Directive:
Transcribe the lines below verbatim, skipping the images.

Available data:
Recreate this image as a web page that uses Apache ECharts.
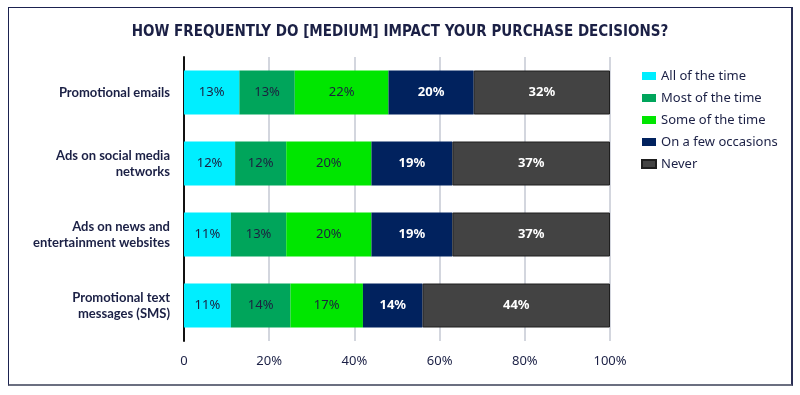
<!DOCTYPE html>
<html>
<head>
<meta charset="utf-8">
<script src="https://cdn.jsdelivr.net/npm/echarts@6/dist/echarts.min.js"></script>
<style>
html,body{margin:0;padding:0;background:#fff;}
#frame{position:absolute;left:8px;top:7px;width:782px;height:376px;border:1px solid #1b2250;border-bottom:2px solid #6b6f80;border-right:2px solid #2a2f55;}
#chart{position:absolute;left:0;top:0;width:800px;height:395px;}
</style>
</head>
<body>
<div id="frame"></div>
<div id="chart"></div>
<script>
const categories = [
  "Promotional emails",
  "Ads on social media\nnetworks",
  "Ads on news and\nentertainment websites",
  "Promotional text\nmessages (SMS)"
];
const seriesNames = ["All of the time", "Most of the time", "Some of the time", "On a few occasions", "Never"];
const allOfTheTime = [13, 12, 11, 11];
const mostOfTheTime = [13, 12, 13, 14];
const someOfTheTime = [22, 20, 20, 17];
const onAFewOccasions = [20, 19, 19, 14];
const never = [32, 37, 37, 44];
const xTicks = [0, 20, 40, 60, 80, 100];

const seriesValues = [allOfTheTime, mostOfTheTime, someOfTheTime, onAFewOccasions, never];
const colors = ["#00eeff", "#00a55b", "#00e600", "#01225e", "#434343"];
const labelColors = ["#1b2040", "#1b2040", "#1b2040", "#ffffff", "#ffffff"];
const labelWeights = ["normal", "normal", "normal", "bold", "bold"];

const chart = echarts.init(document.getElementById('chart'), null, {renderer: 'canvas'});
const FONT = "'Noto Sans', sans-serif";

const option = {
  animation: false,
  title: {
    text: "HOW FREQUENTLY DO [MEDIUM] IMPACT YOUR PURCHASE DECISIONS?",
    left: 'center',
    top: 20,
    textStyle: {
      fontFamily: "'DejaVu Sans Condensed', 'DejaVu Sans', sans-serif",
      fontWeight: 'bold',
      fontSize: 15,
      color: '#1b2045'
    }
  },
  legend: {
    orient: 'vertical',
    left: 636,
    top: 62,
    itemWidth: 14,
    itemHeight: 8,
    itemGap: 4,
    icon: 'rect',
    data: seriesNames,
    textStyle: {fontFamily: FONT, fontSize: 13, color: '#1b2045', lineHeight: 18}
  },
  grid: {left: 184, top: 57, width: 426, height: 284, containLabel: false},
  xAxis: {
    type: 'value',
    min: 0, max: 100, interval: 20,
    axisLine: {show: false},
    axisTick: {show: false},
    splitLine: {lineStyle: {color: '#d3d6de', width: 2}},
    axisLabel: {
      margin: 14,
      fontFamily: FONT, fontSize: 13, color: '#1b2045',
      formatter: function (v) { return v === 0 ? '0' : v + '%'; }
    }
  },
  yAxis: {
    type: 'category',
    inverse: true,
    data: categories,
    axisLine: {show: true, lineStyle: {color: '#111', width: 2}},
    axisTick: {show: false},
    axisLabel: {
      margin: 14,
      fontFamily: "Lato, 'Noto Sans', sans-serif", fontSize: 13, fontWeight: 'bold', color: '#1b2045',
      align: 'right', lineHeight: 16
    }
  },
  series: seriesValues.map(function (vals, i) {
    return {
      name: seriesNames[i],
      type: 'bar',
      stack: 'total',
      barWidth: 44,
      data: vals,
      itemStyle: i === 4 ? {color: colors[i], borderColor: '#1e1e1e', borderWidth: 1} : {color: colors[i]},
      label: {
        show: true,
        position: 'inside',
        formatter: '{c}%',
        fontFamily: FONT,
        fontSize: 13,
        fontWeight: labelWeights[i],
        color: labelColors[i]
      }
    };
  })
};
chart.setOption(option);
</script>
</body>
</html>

Solution below:
Recreate this image as a web page that uses Apache ECharts.
<!DOCTYPE html>
<html>
<head>
<meta charset="utf-8">
<script src="https://cdn.jsdelivr.net/npm/echarts@6/dist/echarts.min.js"></script>
<style>
html,body{margin:0;padding:0;background:#fff;}
#frame{position:absolute;left:8px;top:7px;width:782px;height:376px;border:1px solid #1b2250;border-bottom:2px solid #6b6f80;border-right:2px solid #2a2f55;}
#chart{position:absolute;left:0;top:0;width:800px;height:395px;}
</style>
</head>
<body>
<div id="frame"></div>
<div id="chart"></div>
<script>
const categories = [
  "Promotional emails",
  "Ads on social media\nnetworks",
  "Ads on news and\nentertainment websites",
  "Promotional text\nmessages (SMS)"
];
const seriesNames = ["All of the time", "Most of the time", "Some of the time", "On a few occasions", "Never"];
const allOfTheTime = [13, 12, 11, 11];
const mostOfTheTime = [13, 12, 13, 14];
const someOfTheTime = [22, 20, 20, 17];
const onAFewOccasions = [20, 19, 19, 14];
const never = [32, 37, 37, 44];
const xTicks = [0, 20, 40, 60, 80, 100];

const seriesValues = [allOfTheTime, mostOfTheTime, someOfTheTime, onAFewOccasions, never];
const colors = ["#00eeff", "#00a55b", "#00e600", "#01225e", "#434343"];
const labelColors = ["#1b2040", "#1b2040", "#1b2040", "#ffffff", "#ffffff"];
const labelWeights = ["normal", "normal", "normal", "bold", "bold"];

const chart = echarts.init(document.getElementById('chart'), null, {renderer: 'canvas'});
const FONT = "'Noto Sans', sans-serif";

const option = {
  animation: false,
  title: {
    text: "HOW FREQUENTLY DO [MEDIUM] IMPACT YOUR PURCHASE DECISIONS?",
    left: 'center',
    top: 20,
    textStyle: {
      fontFamily: "'DejaVu Sans Condensed', 'DejaVu Sans', sans-serif",
      fontWeight: 'bold',
      fontSize: 15,
      color: '#1b2045'
    }
  },
  legend: {
    orient: 'vertical',
    left: 636,
    top: 62,
    itemWidth: 14,
    itemHeight: 8,
    itemGap: 4,
    icon: 'rect',
    data: seriesNames,
    textStyle: {fontFamily: FONT, fontSize: 13, color: '#1b2045', lineHeight: 18}
  },
  grid: {left: 184, top: 57, width: 426, height: 284, containLabel: false},
  xAxis: {
    type: 'value',
    min: 0, max: 100, interval: 20,
    axisLine: {show: false},
    axisTick: {show: false},
    splitLine: {lineStyle: {color: '#d3d6de', width: 2}},
    axisLabel: {
      margin: 14,
      fontFamily: FONT, fontSize: 13, color: '#1b2045',
      formatter: function (v) { return v === 0 ? '0' : v + '%'; }
    }
  },
  yAxis: {
    type: 'category',
    inverse: true,
    data: categories,
    axisLine: {show: true, lineStyle: {color: '#111', width: 2}},
    axisTick: {show: false},
    axisLabel: {
      margin: 14,
      fontFamily: "Lato, 'Noto Sans', sans-serif", fontSize: 13, fontWeight: 'bold', color: '#1b2045',
      align: 'right', lineHeight: 16
    }
  },
  series: seriesValues.map(function (vals, i) {
    return {
      name: seriesNames[i],
      type: 'bar',
      stack: 'total',
      barWidth: 44,
      data: vals,
      itemStyle: i === 4 ? {color: colors[i], borderColor: '#1e1e1e', borderWidth: 1} : {color: colors[i]},
      label: {
        show: true,
        position: 'inside',
        formatter: '{c}%',
        fontFamily: FONT,
        fontSize: 13,
        fontWeight: labelWeights[i],
        color: labelColors[i]
      }
    };
  })
};
chart.setOption(option);
</script>
</body>
</html>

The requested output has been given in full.